The Division Bench zeroed in on trademark "use" under Section 2(2)(c) : "Lotus Splash" dominates packaging, Google ads, and invoices— not mere ingredient tag. Unlike true descriptors below it ("conditioning cleanser with lotus..."), it acts as sub-brand, akin to rejected defenses in Hem Corpn. Pvt Ltd. v. ITC Ltd. and Piruz Khambatta v. Soex India Pvt. Ltd. . Single judge's own findings—similarity, identical goods, confusion—triggered Section 29; Section 30(2)(a) demands holistic view sans dissection, failing here due to prominence over "82°E," concealment of other TM applications, and prior user supremacy ( S. Syed Mohideen v. P. Sulochana Bai ). Tests like imagination/competitor need (persuasively from McCarthy) tipped against descriptiveness. Even if suggestive, association with Lotus Herbals' fame risks " initial interest confusion ."

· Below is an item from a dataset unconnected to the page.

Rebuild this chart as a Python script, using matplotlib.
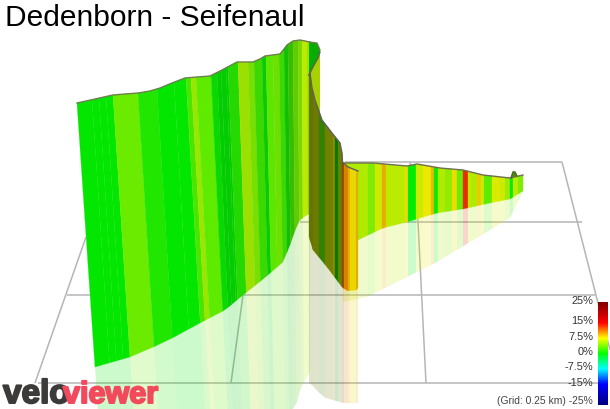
#!/usr/bin/env python3
"""3D gradient profile Dedenborn - Seifenaul, drawn in picture coordinates."""
import numpy as np
import matplotlib
matplotlib.use('Agg')
import matplotlib.pyplot as plt
import matplotlib.patheffects as pe
from matplotlib.colors import LinearSegmentedColormap, Normalize

TITLE = "Dedenborn - Seifenaul"
GRADE_LABELS = ["25%", "15%", "7.5%", "0%", "-7.5%", "-15%"]
GRADE_LABEL_Y = [301, 321, 337, 352, 367, 383]
GRID_NOTE = "(Grid: 0.25 km) -25%"

# main wall: band edges along the top, band grades, profile lines
wall_edges = [77, 92, 99, 106, 113, 138, 157, 174, 186, 191, 196, 211, 217, 221, 226,
              228, 238, 248, 254, 262, 266, 273, 279, 284, 288, 293, 298, 302, 307, 310]
wall_grades = [0, 0, 0, 0, 3.5, 1, 0, 0, 2.5, 5, 3, 0.2, 0, 0, 0,
               1.2, 5.2, 4, 2, 0.3, 3, 3.6, 2, 0.6, 2, 3.6, 4.2, 6, 5]
wall_shades = [0.9, 0.9, 0.9, 0.9, 0.92, 0.9, 0.9, 0.9, 0.9, 0.9, 0.92, 0.85, 0.8, 0.8, 0.8,
               0.85, 0.88, 0.88, 0.85, 0.8, 0.9, 0.88, 0.85, 0.75, 0.75, 0.8, 0.85, 0.92, 0.9]
wall_top_x = [77, 95, 113, 125, 138, 150, 160, 172, 185, 197, 210, 222, 237, 253, 260, 265, 280, 284, 287, 293, 300, 310]
wall_top_y = [103, 99, 95, 94, 93, 91, 88, 83, 78, 77, 76, 70, 62, 62, 59, 56, 54, 49, 45, 41, 40, 42]
wall_bot_x = [95, 130, 165, 200, 225, 243, 262, 283, 290, 298, 306, 310]
wall_bot_y = [367, 357, 342, 323, 310, 295, 280, 262, 245, 222, 215, 214]
# how far a band leans between its top and its foot
lean_x = [77, 113, 193, 240, 310]
lean_dx = [18, 17, 14, 8, 0]

# green cap at the summit and the yellow back side of the bend
cap_x = [309, 317, 320]
cap_top_y = [42, 43, 50]
cap_low_x = [309, 313, 318, 320]
cap_low_y = [75, 67, 58, 52]
back_bot_y = [122, 122, 122, 122]

# near wall of the hairpin
near_edges = [309, 313, 319, 325, 328, 333, 335, 338, 342, 344, 348, 350, 356, 358]
near_grades = [6.5, 6.5, 3, 6.5, 7, 7.5, 0.3, 6, 11, 10.5, 9.2, 8.2, 9]
near_shades = [0.45, 0.48, 0.5, 0.5, 0.5, 0.55, 0.47, 0.5, 0.55, 0.85, 0.9, 0.92, 0.88]
near_top_x = [309, 310, 312, 315, 322, 332, 340, 342, 342.5, 348, 358]
near_top_y = [75, 73, 88, 100, 120, 133, 143, 153, 162, 167, 171]
near_bot_x = [309, 313, 327, 342, 347, 357, 358]
near_bot_y = [237, 250, 267, 287, 291, 290, 288]

# far section to the finish
far_edges = [343, 358, 368, 375, 382, 386, 392, 405, 408, 416, 423, 431, 434, 438, 445, 452,
             457, 463, 468, 471, 477, 481, 484, 492, 500, 505, 510, 513, 518, 523]
far_grades = [5.5, 5.5, 4, 6.5, 9.5, 6, 6, 8, 0, 6.5, 7.5, 9, 0.3, 5.5, 4.5,
              8, 3.5, 13.5, 6, 5.5, 8.5, 6.5, 3, 7, 6.5, 5, 0, 6, 4]
far_top_x = [343, 373, 407, 417, 440, 463, 483, 510, 523]
far_top_y = [163, 163, 166, 164, 168, 170, 175, 178, 175]
far_bot_x = [343, 358, 383, 407, 437, 463, 490, 510, 523]
far_bot_y = [248, 240, 228, 222, 213, 209, 203, 199, 191]
far_refl_x = [343, 367, 407, 437, 460, 490, 510, 523]
far_refl_y = [302, 297, 277, 262, 248, 230, 218, 191]
tip_x = [511, 513, 515, 517]
tip_y = [178, 172, 172, 176]

# reflection outlines
wall_refl_x = [96, 99, 293, 300, 310]
wall_refl_y = [430, 430, 409, 387, 372]
near_refl_x = [309, 312, 323, 343, 358]
near_refl_y = [383, 385, 397, 403, 403]

# grid lines
grid_lines_x = [[345, 562], [300, 582], [67, 93], [243, 595], [38, 598],
                [562, 610], [86, 35], [243, 231], [410, 418], [418, 426]]
grid_lines_y = [[162, 162], [222, 222], [295, 295], [295, 295], [383, 383],
                [162, 350], [237, 383], [295, 383], [162, 222], [222, 383]]

cmap = LinearSegmentedColormap.from_list("grade", [
    (0.0, "#000080"), (0.2, "#0000ff"), (0.35, "#00ffff"), (0.5, "#00ff00"),
    (0.65, "#ffff00"), (0.8, "#ff0000"), (1.0, "#800000")])
norm = Normalize(-25, 25)


def band_colour(grade, shade=0.92):
    r, g, b, _ = cmap(norm(grade))
    return (r * shade, g * shade, b * shade)


def draw_bands(ax, edges, grades, shades, top, bottom, lean=None, refl=None, refl_alpha=0.2, zorder=3):
    edges = np.array(edges, dtype=float)
    foot = edges if lean is None else edges + np.interp(edges, lean[0], lean[1])
    for i, grade in enumerate(grades):
        x0, x1 = edges[i], edges[i + 1]
        f0, f1 = foot[i], foot[i + 1]
        colour = band_colour(grade, shades[i] if shades is not None else 0.92)
        # follow the read profile inside a wide band instead of cutting the corners
        inner = [p for p in top[0] if x0 < p < x1]
        tx = [x0] + inner + [x1]
        ty = list(np.interp(tx, *top))
        b0, b1 = np.interp(f0, *bottom), np.interp(f1, *bottom)
        if refl is not None:
            r0, r1 = np.interp(f0, *refl), np.interp(f1, *refl)
            # reflection keeps leaning the same way
            k0 = (r0 - b0) / max(b0 - ty[0], 1)
            k1 = (r1 - b1) / max(b1 - ty[-1], 1)
            ax.fill([f0, f1, f1 + (f1 - x1) * k1, f0 + (f0 - x0) * k0], [b0, b1, r1, r0],
                    color=colour, alpha=refl_alpha, lw=0, zorder=2)
        ax.fill(tx + [f1, f0], ty + [b1, b0], color=colour, lw=0.2, zorder=zorder)


fig = plt.figure(figsize=(6.1, 4.09), dpi=100)
ax = fig.add_axes([0, 0, 1, 1])
ax.set_xlim(0, 610)
ax.set_ylim(409, 0)
ax.axis("off")

for gx, gy in zip(grid_lines_x, grid_lines_y):
    ax.plot(gx, gy, color="#b5b5b5", lw=1.1, zorder=1, solid_capstyle="butt")

# far section goes first, it is behind everything else
draw_bands(ax, far_edges, far_grades, None, (far_top_x, far_top_y), (far_bot_x, far_bot_y),
           refl=(far_refl_x, far_refl_y))
ax.fill(tip_x, tip_y, color="#4f8a10", lw=0.5, zorder=3)
ax.plot(far_top_x, far_top_y, color="#707050", lw=1.0, zorder=4)
ax.plot(tip_x, tip_y, color="#4a6a20", lw=1.0, zorder=4)

# main wall
draw_bands(ax, wall_edges, wall_grades, wall_shades, (wall_top_x, wall_top_y), (wall_bot_x, wall_bot_y),
           lean=(lean_x, lean_dx), refl=(wall_refl_x, wall_refl_y))
ax.plot(wall_top_x, wall_top_y, color="#6f7f50", lw=1.0, zorder=4)

# summit bend
ax.fill(cap_low_x + cap_low_x[::-1], cap_low_y + back_bot_y, color=band_colour(6, 0.82), lw=0, zorder=3)
ax.fill(cap_x + cap_low_x[::-1], cap_top_y + cap_low_y[::-1], color=band_colour(0.3, 0.68), lw=0, zorder=3)
ax.plot(cap_x, cap_top_y, color="#6f7f50", lw=1.0, zorder=4)
ax.plot(cap_low_x, cap_low_y, color="#606060", lw=1.0, zorder=6)

# near wall
draw_bands(ax, near_edges, near_grades, near_shades, (near_top_x, near_top_y), (near_bot_x, near_bot_y),
           refl=(near_refl_x, near_refl_y), zorder=5)
ax.plot(near_top_x, near_top_y, color="#606060", lw=1.0, zorder=6)

# grade scale
ramp = np.linspace(1, 0, 200).reshape(-1, 1)
ax.imshow(ramp, cmap=cmap, extent=(598, 608, 405, 302), aspect="auto", zorder=7)
ax.set_xlim(0, 610)
ax.set_ylim(409, 0)
for label, y in zip(GRADE_LABELS, GRADE_LABEL_Y):
    ax.text(593, y, label, ha="right", va="center", fontsize=7.9, color="#333333",
            family="Liberation Sans", zorder=8)
ax.text(593, 401, GRID_NOTE, ha="right", va="center", fontsize=7.4, color="#444444",
        family="Liberation Sans", zorder=8)

ax.text(5, 18, TITLE, ha="left", va="center", fontsize=21.5, color="black",
        family="Liberation Sans", zorder=8)

logo_dark = [pe.withStroke(linewidth=1.4, foreground="#3d3a3a")]
ax.text(3, 403, "velo", ha="left", va="baseline", fontsize=24, fontweight="bold", color="#3d3a3a",
        family="Liberation Sans", path_effects=logo_dark, zorder=8)
logo_red = [pe.withStroke(linewidth=1.4, foreground="#f24a5c")]
ax.text(158, 403, "viewer", ha="right", va="baseline", fontsize=22, fontweight="bold", color="#f24a5c",
        family="Liberation Sans", path_effects=logo_red, zorder=9)

fig.savefig("out.png", dpi=100)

Precedents shone: Cadila Health Care for average consumer lens; Procter & Gamble v. Anchor Health against post-hoc descriptiveness; Zydus Wellness v. Cipla for standalone mark evaluation. Single judge inconsistencies (confusion yet no injunction) sealed reversal.

Key Observations from the Bench

"The words 'Lotus Splash' are being used as a mark and as such cannot be construed as indicative of the quality/characteristic of the product as a face wash/facial cleanser."

"If the terms 'Lotus Splash' was a descriptor..., then the phrase 'conditioning cleanser with lotus and bioflavonoids' below 'Lotus Splash' would become redundant."

"A sub-brand does not fall outside the ambit of the provisions applicable to trade marks."

"The trademark of the respondents '82°E' is at the base of the bottle as against the mark/phrase 'Lotus Splash', which occupies a more prominent place."

Injunction Flows: Protecting the Lotus Pond

The court granted full interim relief: Respondents restrained from manufacturing, selling, advertising "Lotus Splash" or "Lotus" derivatives akin to plaintiff's mark till suit disposal. Prima facie only, no trial prejudice. Balance favors prior user (₹500cr+ sales vs. 82°E's nascent launch); irreparable dilution looms. Future cases? Reinforces vigilance against sub-brands masquerading as descriptors, prioritizing source identification over ingredient nods—especially versus storied marks.

This ruling underscores: even botanicals can't "splash" into famous territory unchecked.